Gabriela Escalante stalks the rumbling streets alongside newspaper, peanut and candy vendors, wading deep into traffic at red lights across town.
Her eyes are fixed on tailpipes.
A member of Mexico City’s ecoguarda, or environmental police, she and some 50 colleagues are on the lookout for white clouds of toxic exhaust, stopping hundreds of offending motorists each day, issuing 1,262 peso fines (US$95) fines and confiscating license plates — a small but urgent army fighting the capital’s infamous air pollution.
“We detect, we detain and we fine,” said Escalante, 27. “This is the air we all breathe.”
Not long ago, air in this throbbing capital was so bad that cyclists wore surgical masks. Birds fell dead in mid-flight and children used brown crayons to draw the sky.

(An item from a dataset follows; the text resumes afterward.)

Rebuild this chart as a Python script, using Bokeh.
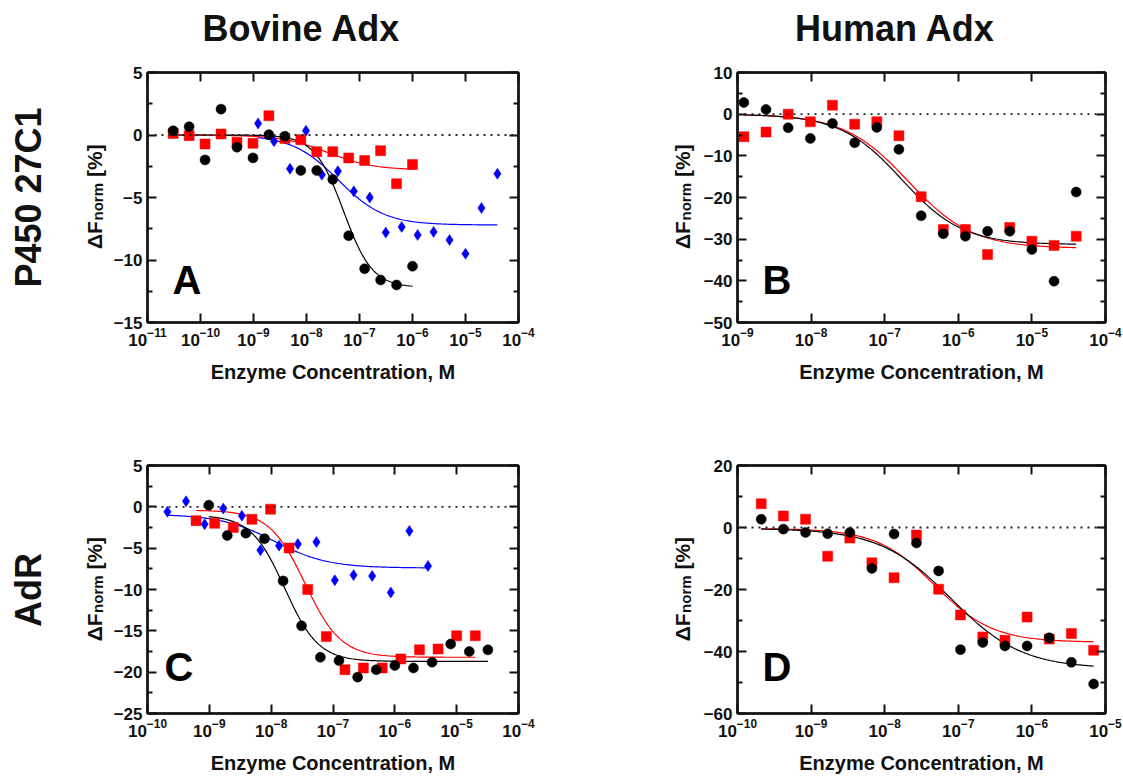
import numpy as np
from bokeh.plotting import figure
from bokeh.models import (Range1d, FixedTicker, LinearAxis, LogAxis, Span, Label,
                          CustomJSTickFormatter)
from bokeh.core.properties import value
from bokeh.layouts import column, row
from bokeh.embed import file_html
from bokeh.resources import INLINE

FONT = "Liberation Sans"

# ---------------- data: enzyme concentration (M) and dF_norm (%) ----------------
# Panel A: P450 27C1 / bovine Adx
a_conc = [3.05e-11, 6.1e-11, 1.22e-10, 2.44e-10, 4.88e-10, 9.77e-10, 1.95e-9, 3.91e-9,
          7.81e-9, 1.56e-8, 3.13e-8, 6.25e-8, 1.25e-7, 2.5e-7, 5e-7, 1e-6]
a_black = [0.34, 0.66, -1.99, 2.07, -0.98, -1.83, 0.03, -0.10, -2.84, -2.84, -3.55,
           -8.06, -10.7, -11.6, -12.0, -10.5]
a_red = [0.13, -0.05, -0.72, 0.08, -0.58, -0.66, 1.54, -0.27, -0.37, -1.33, -1.33,
         -1.83, -2.04, -1.25, -3.90, -2.36]
a_blue_conc = [1.22e-9, 2.44e-9, 4.88e-9, 9.77e-9, 1.95e-8, 3.91e-8, 7.81e-8, 1.56e-7,
               3.13e-7, 6.25e-7, 1.25e-6, 2.5e-6, 5e-6, 1e-5, 2e-5, 4e-5]
a_blue = [0.93, -0.50, -2.70, 0.34, -3.18, -2.89, -4.50, -5.00, -7.80, -7.35, -8.00,
          -7.75, -8.40, -9.50, -5.84, -3.10]

# Panel B: P450 27C1 / human Adx
b_conc = [1.22e-9, 2.44e-9, 4.88e-9, 9.77e-9, 1.95e-8, 3.91e-8, 7.81e-8, 1.56e-7,
          3.13e-7, 6.25e-7, 1.25e-6, 2.5e-6, 5e-6, 1e-5, 2e-5, 4e-5]
b_black = [2.79, 1.12, -3.27, -5.82, -2.23, -6.85, -3.19, -8.45, -24.4, -28.7, -29.3,
           -28.1, -28.1, -32.5, -40.1, -18.7]
b_red = [-5.42, -4.30, 0.00, -1.83, 2.15, -2.39, -1.83, -5.18, -19.8, -27.7, -27.7,
         -33.7, -27.2, -30.5, -31.5, -29.3]

# Panel C: AdR / bovine Adx
c_black_conc = [9.8e-10, 1.95e-9, 3.9e-9, 7.8e-9, 1.56e-8, 3.1e-8, 6.25e-8, 1.25e-7,
                2.5e-7, 5e-7, 1e-6, 2e-6, 4e-6, 8e-6, 1.6e-5, 3.2e-5]
c_black = [0.20, -3.47, -3.19, -3.86, -8.96, -14.4, -18.2, -18.6, -20.6, -19.7, -19.2,
           -19.5, -18.8, -16.6, -17.5, -17.3]
c_red_conc = [6.1e-10, 1.22e-9, 2.44e-9, 4.88e-9, 9.77e-9, 1.95e-8, 3.9e-8, 7.8e-8,
              1.56e-7, 3.1e-7, 6.25e-7, 1.25e-6, 2.5e-6, 5e-6, 1e-5, 2e-5]
c_red = [-1.67, -1.99, -2.51, -1.51, -0.28, -4.98, -10.0, -15.7, -19.7, -19.5, -19.5,
         -18.4, -17.3, -17.2, -15.6, -15.6]
c_blue_conc = [2.1e-10, 4.2e-10, 8.4e-10, 1.68e-9, 3.36e-9, 6.7e-9, 1.34e-8, 2.7e-8,
               5.4e-8, 1.07e-7, 2.15e-7, 4.3e-7, 8.6e-7, 1.72e-6, 3.44e-6]
c_blue = [-0.60, 0.68, -2.11, -0.20, -1.08, -5.26, -4.70, -4.50, -4.26, -8.88, -8.25,
          -8.37, -10.36, -2.91, -7.17]

# Panel D: AdR / human Adx
d_conc = [2.1e-10, 4.2e-10, 8.4e-10, 1.68e-9, 3.36e-9, 6.7e-9, 1.34e-8, 2.7e-8,
          5.4e-8, 1.07e-7, 2.15e-7, 4.3e-7, 8.6e-7, 1.72e-6, 3.44e-6, 6.9e-6]
d_black = [2.66, -0.53, -1.60, -2.00, -1.60, -13.2, -2.10, -5.00, -14.0, -39.4, -37.1,
           -38.2, -38.2, -35.6, -43.5, -50.5]
d_red = [7.66, 3.72, 2.66, -9.26, -3.40, -11.4, -16.2, -2.45, -19.9, -28.2, -35.3,
         -36.4, -28.9, -36.0, -34.2, -39.6]

# Hill fit parameters: (top, bottom, log10 EC50, Hill slope)
fit_a_black = (0.0, -12.2, -7.30, 1.6)
fit_a_red = (0.0, -2.8, -7.60, 1.0)
fit_a_blue = (0.0, -7.2, -7.40, 1.0)
fit_b_black = (0.0, -31.3, -6.77, 1.05)
fit_b_red = (0.0, -32.2, -6.68, 1.0)
fit_c_black = (-1.0, -18.7, -7.78, 1.6)
fit_c_red = (-0.4, -18.2, -7.45, 1.5)
fit_c_blue = (-0.9, -7.4, -7.95, 1.0)
fit_d_black = (-0.3, -45.5, -7.10, 0.9)
fit_d_red = (-0.3, -37.0, -7.32, 1.1)

col_titles = ["Bovine Adx", "Human Adx"]
row_titles = ["P450 27C1", "AdR"]

BLACK, RED, BLUE = "#000000", "#ff0000", "#0000ff"
INK = "#111111"

# page geometry (pixels): row 1 frames span y 72..322, row 2 frames y 465..714
TOP_H, ROW1_H, ROW2_H = 50, 345, 381
R1_TOP, R1_BOT = 22, 73
R2_TOP, R2_BOT = 70, 62


def hill_curve(conc, params):
    top, bottom, logec50, n = params
    xs = np.logspace(np.log10(min(conc)), np.log10(max(conc)), 200)
    r = (xs / 10 ** logec50) ** n
    return xs, top + (bottom - top) * r / (1 + r)


def text_strip(x0, x1, y0, h, btop, bbot):
    """Blank figure whose data units are page pixels (y grows downward)."""
    s = figure(width=x1 - x0, height=h,
               x_range=Range1d(x0, x1),
               y_range=Range1d(y0 + h - bbot, y0 + btop),
               x_axis_location=None, y_axis_location=None,
               output_backend="svg", toolbar_location=None,
               min_border_left=0, min_border_right=0,
               min_border_top=btop, min_border_bottom=bbot,
               outline_line_color=None, background_fill_color="white",
               border_fill_color="white")
    s.grid.visible = False
    return s


def put_text(s, x, y, txt, size, angle=0.0, align="left"):
    s.text(x=[x], y=[y], text=[txt], angle=angle, text_font=value(FONT),
           text_font_style="bold", text_font_size=size, text_color=INK,
           text_align=align, text_baseline="middle")


def y_title(s, xc, yc):
    # dF with a "norm" subscript, read bottom to top, centred on the frame
    put_text(s, xc, yc + 51.5, "\u0394F", "21px", np.pi / 2)
    put_text(s, xc + 3.5, yc + 23, "norm", "15px", np.pi / 2)
    put_text(s, xc, yc - 20.5, "[%]", "21px", np.pi / 2)


def make_panel(xr, yr, ymajor, yminor, w, h, borders):
    left, right, top, bottom = borders
    p = figure(width=w, height=h, x_axis_type="log",
               x_range=Range1d(*xr), y_range=Range1d(*yr),
               output_backend="svg", toolbar_location=None,
               min_border_left=left, min_border_right=right,
               min_border_top=top, min_border_bottom=bottom,
               background_fill_color="white", border_fill_color="white")
    p.xgrid.visible = False
    p.ygrid.visible = False
    p.outline_line_color = INK
    p.outline_line_width = 2

    decades = [10.0 ** k for k in range(int(round(np.log10(xr[0]))),
                                        int(round(np.log10(xr[1]))) + 1)]
    xt = FixedTicker(ticks=decades, minor_ticks=[])
    yt = FixedTicker(ticks=ymajor, minor_ticks=yminor)

    extra_top = LogAxis(ticker=xt, formatter=CustomJSTickFormatter(code="return ''"))
    extra_right = LinearAxis(ticker=yt, formatter=CustomJSTickFormatter(code="return ''"))
    p.add_layout(extra_top, "above")
    p.add_layout(extra_right, "right")

    p.xaxis[0].ticker = xt
    p.yaxis[0].ticker = yt

    for ax in p.xaxis + p.yaxis:
        ax.axis_line_color = INK
        ax.axis_line_width = 2.5
        ax.major_tick_in = 9
        ax.major_tick_out = 0
        ax.minor_tick_in = 5
        ax.minor_tick_out = 0
        ax.major_tick_line_width = 2
        ax.minor_tick_line_width = 2
        ax.major_tick_line_color = INK
        ax.minor_tick_line_color = INK
        ax.major_label_text_font = FONT
        ax.major_label_text_font_style = "bold"
        ax.major_label_text_font_size = "17px"
        ax.major_label_text_color = INK
    for ax in p.xaxis:
        ax.minor_tick_line_color = None
    for ax in (extra_top, extra_right):
        ax.major_label_standoff = 0
        ax.major_label_text_font_size = "0px"

    bx = p.below[0]
    bx.major_label_standoff = 5
    bx.axis_label = "Enzyme Concentration, M"
    bx.axis_label_text_font = FONT
    bx.axis_label_text_font_style = "bold"
    bx.axis_label_text_font_size = "20px"
    bx.axis_label_text_color = INK
    bx.axis_label_standoff = 12
    p.left[0].major_label_standoff = 5

    p.add_layout(Span(location=0, dimension="width", line_color="#222222",
                      line_width=1.8, line_dash="2 5"))
    return p


def add_series(p, conc, vals, params, color, marker, size):
    xs, ys = hill_curve(conc, params)
    p.line(xs, ys, line_color=color, line_width=1.2)
    return dict(x=conc, y=vals, marker=marker, size=size, color=color)


def draw_markers(p, specs):
    for s in specs:
        p.scatter(s["x"], s["y"], marker=s["marker"], size=s["size"],
                  fill_color=s["color"], line_color=s["color"], line_width=0.5)


def panel_letter(p, xr, yr, letter, dx, dy):
    p.add_layout(Label(x=xr[0], y=yr[0], x_offset=dx, y_offset=dy, text=letter,
                       text_align="left", text_baseline="middle",
                       text_font=FONT, text_font_style="bold",
                       text_font_size="40px", text_color="#000000"))


# ---------------- column headings ----------------
top = text_strip(0, 1123, 0, TOP_H, 0, 0)
put_text(top, 301, 28, col_titles[0], "36px", align="center")
put_text(top, 894.5, 28, col_titles[1], "36px", align="center")

# ---------------- Panel A ----------------
xa, ya = (1e-11, 1e-4), (-15, 5)
pA = make_panel(xa, ya, [-15, -10, -5, 0, 5], [-12.5, -7.5, -2.5, 2.5],
                450, ROW1_H, (34, 42, R1_TOP, R1_BOT))
sA = [add_series(pA, a_blue_conc, a_blue, fit_a_blue, BLUE, "diamond", 11),
      add_series(pA, a_conc, a_red, fit_a_red, RED, "square", 10),
      add_series(pA, a_conc, a_black, fit_a_black, BLACK, "circle", 10)]
draw_markers(pA, sA)
panel_letter(pA, xa, ya, "A", 25, 42.7)

stripA = text_strip(0, 110, TOP_H, ROW1_H, R1_TOP, R1_BOT)
put_text(stripA, 28, 197, row_titles[0], "36px", np.pi / 2, "center")
y_title(stripA, 93.5, 197)

# ---------------- Panel B ----------------
xb, yb = (1e-9, 1e-4), (-50, 10)
pB = make_panel(xb, yb, [-50, -40, -30, -20, -10, 0, 10], [-45, -35, -25, -15, -5, 5],
                423, ROW1_H, (32, 18, R1_TOP, R1_BOT))
sB = [add_series(pB, b_conc, b_red, fit_b_red, RED, "square", 10),
      add_series(pB, b_conc, b_black, fit_b_black, BLACK, "circle", 10)]
draw_markers(pB, sB)
panel_letter(pB, xb, yb, "B", 25, 42.7)

stripB = text_strip(560, 700, TOP_H, ROW1_H, R1_TOP, R1_BOT)
y_title(stripB, 681.5, 197)

# ---------------- Panel C ----------------
xc, yc = (1e-10, 1e-4), (-25, 5)
pC = make_panel(xc, yc, [-25, -20, -15, -10, -5, 0, 5],
                [-22.5, -17.5, -12.5, -7.5, -2.5, 2.5],
                450, ROW2_H, (34, 42, R2_TOP, R2_BOT))
sC = [add_series(pC, c_blue_conc, c_blue, fit_c_blue, BLUE, "diamond", 11),
      add_series(pC, c_red_conc, c_red, fit_c_red, RED, "square", 10),
      add_series(pC, c_black_conc, c_black, fit_c_black, BLACK, "circle", 10)]
draw_markers(pC, sC)
panel_letter(pC, xc, yc, "C", 17, 46.5)

y2 = TOP_H + ROW1_H
stripC = text_strip(0, 110, y2, ROW2_H, R2_TOP, R2_BOT)
put_text(stripC, 28, 590, row_titles[1], "36px", np.pi / 2, "center")
y_title(stripC, 93.5, 590)

# ---------------- Panel D ----------------
xd, yd = (1e-10, 1e-5), (-60, 20)
pD = make_panel(xd, yd, [-60, -40, -20, 0, 20], [-50, -30, -10, 10],
                423, ROW2_H, (32, 18, R2_TOP, R2_BOT))
sD = [add_series(pD, d_conc, d_red, fit_d_red, RED, "square", 10),
      add_series(pD, d_conc, d_black, fit_d_black, BLACK, "circle", 10)]
draw_markers(pD, sD)
panel_letter(pD, xd, yd, "D", 25, 46.5)

stripD = text_strip(560, 700, y2, ROW2_H, R2_TOP, R2_BOT)
y_title(stripD, 681.5, 590)

layout = column(top,
                row(stripA, pA, stripB, pB),
                row(stripC, pC, stripD, pD))
open("out.html", "w").write(file_html(layout, INLINE))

Ozone exceeded safe levels on 97 percent of days in the year.
But the metropolis ranked the world’s most polluted by a 1992 UN report has since slashed some of its worst emissions by more than three-quarters and has become a model for improving urban air quality.
Capitals such as Beijing, Cairo, New Delhi and Lima are now more contaminated, the World Bank says, while air in at least 30 other cities contains more toxic particles, including Barcelona and Prague.

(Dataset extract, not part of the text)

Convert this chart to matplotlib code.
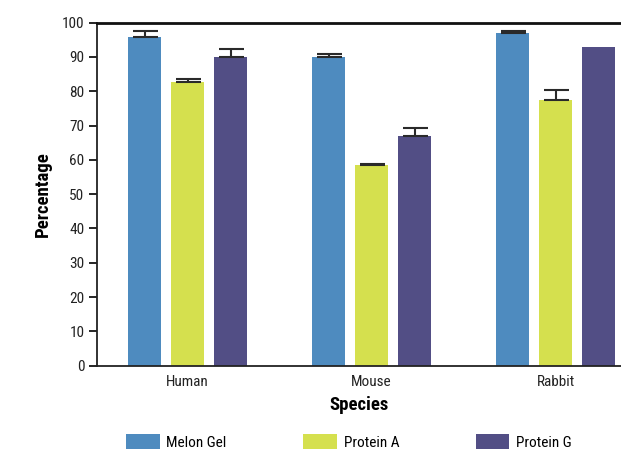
import matplotlib
matplotlib.use("Agg")
import matplotlib.pyplot as plt
import numpy as np

plt.rcParams['font.family'] = ['Roboto Condensed', 'DejaVu Sans']

species = ["Human", "Mouse", "Rabbit"]
series_names = ["Melon Gel", "Protein A", "Protein G"]
melon_gel = [95.8, 90.0, 97.0]
protein_a = [82.8, 58.5, 77.5]
protein_g = [90.0, 66.9, 92.9]
melon_gel_err = [1.8, 0.9, 0.7]
protein_a_err = [0.9, 0.4, 3.0]
protein_g_err = [2.4, 2.5, 0.0]
yticks = [0, 10, 20, 30, 40, 50, 60, 70, 80, 90, 100]

colors = ["#4E8BBF", "#D5E04E", "#524E85"]

W, H = 621, 449
fig = plt.figure(figsize=(W / 100, H / 100), dpi=100)
ax = fig.add_axes([97 / W, (H - 365.7) / H, (W - 97) / W, (365.7 - 22.7) / H])

x = np.arange(len(species))
width = 33 / 184
offset = 43 / 184
values = [melon_gel, protein_a, protein_g]
errs = [melon_gel_err, protein_a_err, protein_g_err]
for i, (vals, err, c, name) in enumerate(zip(values, errs, colors, series_names)):
    pos = x + (i - 1) * offset
    ax.bar(pos, vals, width, color=c, label=name, zorder=2)
    e = np.array(err)
    mask = e > 0
    ax.errorbar(pos[mask], np.array(vals)[mask], yerr=[np.zeros(mask.sum()), e[mask]],
                fmt='none', ecolor='#2a2a2a', elinewidth=1.5, capsize=9, capthick=1.5, zorder=3)

ax.set_xlim(-0.492, 2 + (W - 555.5) / 184)
ax.set_ylim(0, 100)
ax.set_yticks(yticks)
ax.set_xticks(x)
ax.set_xticklabels(species, fontsize=11, color='#222222')
ax.tick_params(axis='x', length=0, pad=7)
ax.tick_params(axis='y', length=6, width=1.2, labelsize=11, labelcolor='#222222', pad=3)
ax.spines['right'].set_visible(False)
for s in ['left', 'bottom']:
    ax.spines[s].set_linewidth(1.3)
    ax.spines[s].set_color('#222222')
ax.spines['top'].set_linewidth(2)
ax.spines['top'].set_color('#111111')

ax.set_xlabel("Species", fontsize=13.5, fontweight='bold', labelpad=5)
ax.set_ylabel("Percentage", fontsize=13.5, fontweight='bold', labelpad=7)

fig.legend(loc='upper left', bbox_to_anchor=(126 / W, (H - 434) / H), ncol=3,
           frameon=False, fontsize=11, handlelength=2.2, handleheight=1.15,
           handletextpad=0.45, columnspacing=5.0, borderpad=0, borderaxespad=0)

fig.savefig("out.png", dpi=100)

When Latin American leaders met here last month to discuss the environment, many looked to Mexico as an example of progress, said Sergio Jellinek, a World Bank spokesman who attended the forum.
Still, a nagging cloud of ozone has been harder to reduce — a sign of the secondary air pollution problems that cities can expect even after cutting their most visible contaminants.

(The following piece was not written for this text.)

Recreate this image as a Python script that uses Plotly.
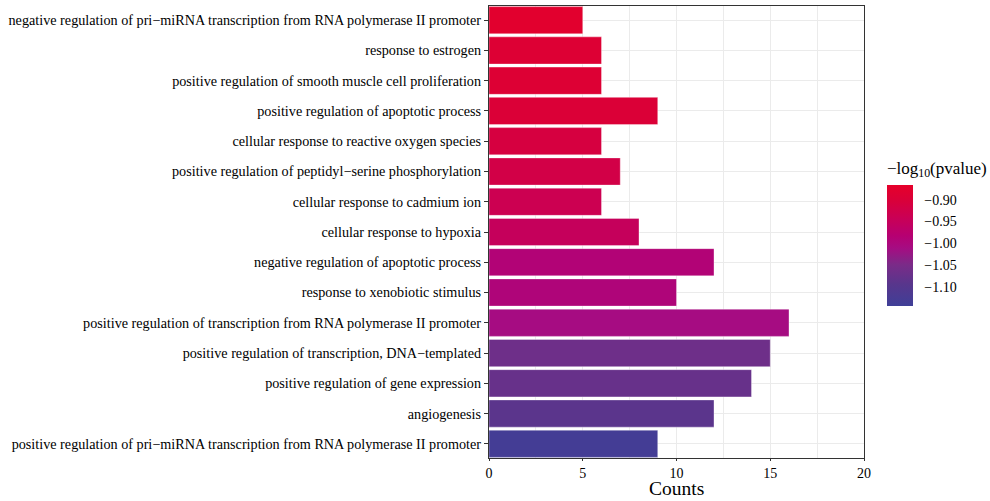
import plotly.graph_objects as go

# GO biological process terms (top to bottom)
terms = [
    "negative regulation of pri−miRNA transcription from RNA polymerase II promoter",
    "response to estrogen",
    "positive regulation of smooth muscle cell proliferation",
    "positive regulation of apoptotic process",
    "cellular response to reactive oxygen species",
    "positive regulation of peptidyl−serine phosphorylation",
    "cellular response to cadmium ion",
    "cellular response to hypoxia",
    "negative regulation of apoptotic process",
    "response to xenobiotic stimulus",
    "positive regulation of transcription from RNA polymerase II promoter",
    "positive regulation of transcription, DNA−templated",
    "positive regulation of gene expression",
    "angiogenesis",
    "positive regulation of pri−miRNA transcription from RNA polymerase II promoter",
]
counts = [5, 6, 6, 9, 6, 7, 6, 8, 12, 10, 16, 15, 14, 12, 9]
neg_log10_p = [-0.875, -0.89, -0.89, -0.895, -0.91, -0.92, -0.935, -0.95,
               -0.99, -0.995, -1.01, -1.065, -1.075, -1.09, -1.135]
cbar_ticks = [-0.90, -0.95, -1.00, -1.05, -1.10]

colorscale = [
    [0.00, "#3F3F97"],
    [0.18, "#58368C"],
    [0.34, "#7A2B88"],
    [0.48, "#A60C82"],
    [0.58, "#B60072"],
    [0.74, "#CB0053"],
    [0.88, "#DA0038"],
    [1.00, "#E6002A"],
]

serif = "Liberation Serif, Times New Roman, serif"

fig = go.Figure(
    go.Bar(
        x=counts,
        y=terms,
        orientation="h",
        width=0.9,
        marker=dict(
            color=neg_log10_p,
            colorscale=colorscale,
            cmin=-1.145,
            cmax=-0.865,
            line=dict(color="rgba(255,255,255,0.6)", width=0.6),
            colorbar=dict(
                title=dict(text="−log<sub>10</sub>(pvalue)", side="top",
                           font=dict(family=serif, size=17, color="#000")),
                x=1.061, xanchor="left", xref="paper",
                y=0.336, yanchor="bottom",
                len=148, lenmode="pixels",
                thickness=26, thicknessmode="pixels",
                outlinewidth=0, xpad=0, ypad=0,
                tickvals=cbar_ticks,
                tickformat=".2f",
                ticks="outside", ticklen=9, tickcolor="rgba(255,255,255,0)", tickwidth=1,
                tickfont=dict(family=serif, size=14, color="#000"),
            ),
        ),
        showlegend=False,
    )
)

fig.update_layout(
    width=990, height=501,
    margin=dict(l=489, r=126, t=6, b=43, autoexpand=False),
    paper_bgcolor="white",
    plot_bgcolor="white",
    font=dict(family=serif, color="#000"),
    bargap=0.1,
    annotations=[
        dict(text="Counts", xref="paper", yref="paper", x=0.5, y=-0.092,
             xanchor="center", yanchor="bottom", showarrow=False, borderpad=0,
             font=dict(family=serif, size=19.5, color="#000")),
    ],
)

fig.update_xaxes(
    range=[0, 20],
    tickvals=[0, 5, 10, 15, 20],
    ticks="outside", ticklen=2, tickcolor="#333", tickwidth=1,
    tickfont=dict(family=serif, size=14, color="#000"),
    showgrid=True, gridcolor="#EBEBEB", gridwidth=1,
    minor=dict(dtick=2.5, showgrid=True, gridcolor="#EBEBEB", gridwidth=0.6),
    showline=True, linecolor="#333", linewidth=1.2, mirror=True,
    zeroline=False,
)

fig.update_yaxes(
    categoryorder="array",
    categoryarray=terms[::-1],
    range=[-0.47, 14.47],
    ticks="outside", ticklen=4, tickcolor="#333", tickwidth=1,
    tickfont=dict(family=serif, size=14.2, color="#000"),
    showgrid=True, gridcolor="#EBEBEB", gridwidth=1,
    showline=True, linecolor="#333", linewidth=1.2, mirror=True,
    zeroline=False,
)

fig.write_html("out.html")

With the onset of winter, the worst time of year for pollution, Mexico City said it planned to spend 40 billion pesos (US$3 billion) by 2012 to expand public transit and further slash emissions.
“There has been a large improvement, and it’s important to show it could be done,” said Mario Molina, a Nobel Prize-winning Mexican chemist now advising US president-elect Barack Obama’s transition team on environmental issues. “But there’s still a long way to go to get really satisfactory air.”
Ringed by volcanoes and nearly 1km higher than Denver, the city’s geography and population make it a “perfect factory” for pollution, said Adrian Fernandez, head of the National Institute of Ecology, Mexico’s version of the EPA.
In thin air at over 2,240m fuel burns less efficiently, releasing more unused particles. Breathing deeper to fill their lungs, people inhale more toxins.
High-altitude sunshine speeds the chemical reactions that transform emissions into a lethal stew of smog. That brown cloud blankets the city, lowering temperatures and trapping pollutants on the ground.
“What you have is a casserole dish with a lid on top,” said Armando Retama, a chemist at the city’s Environment Department.
Mexico City and its sprawling suburbs swelled from 3 million people in 1950 to more than 20 million today, making it the world’s second-biggest urban area after Tokyo. Economic growth kept pace, boosting energy consumption and flooding the roads with more than 4 million vehicles.
Traffic is so clogged that average speeds have dipped to 21kph, the Environment Department says.
Even with today’s cleaner cars, experts agree that 70 percent to 80 percent of emissions are vehicle-related.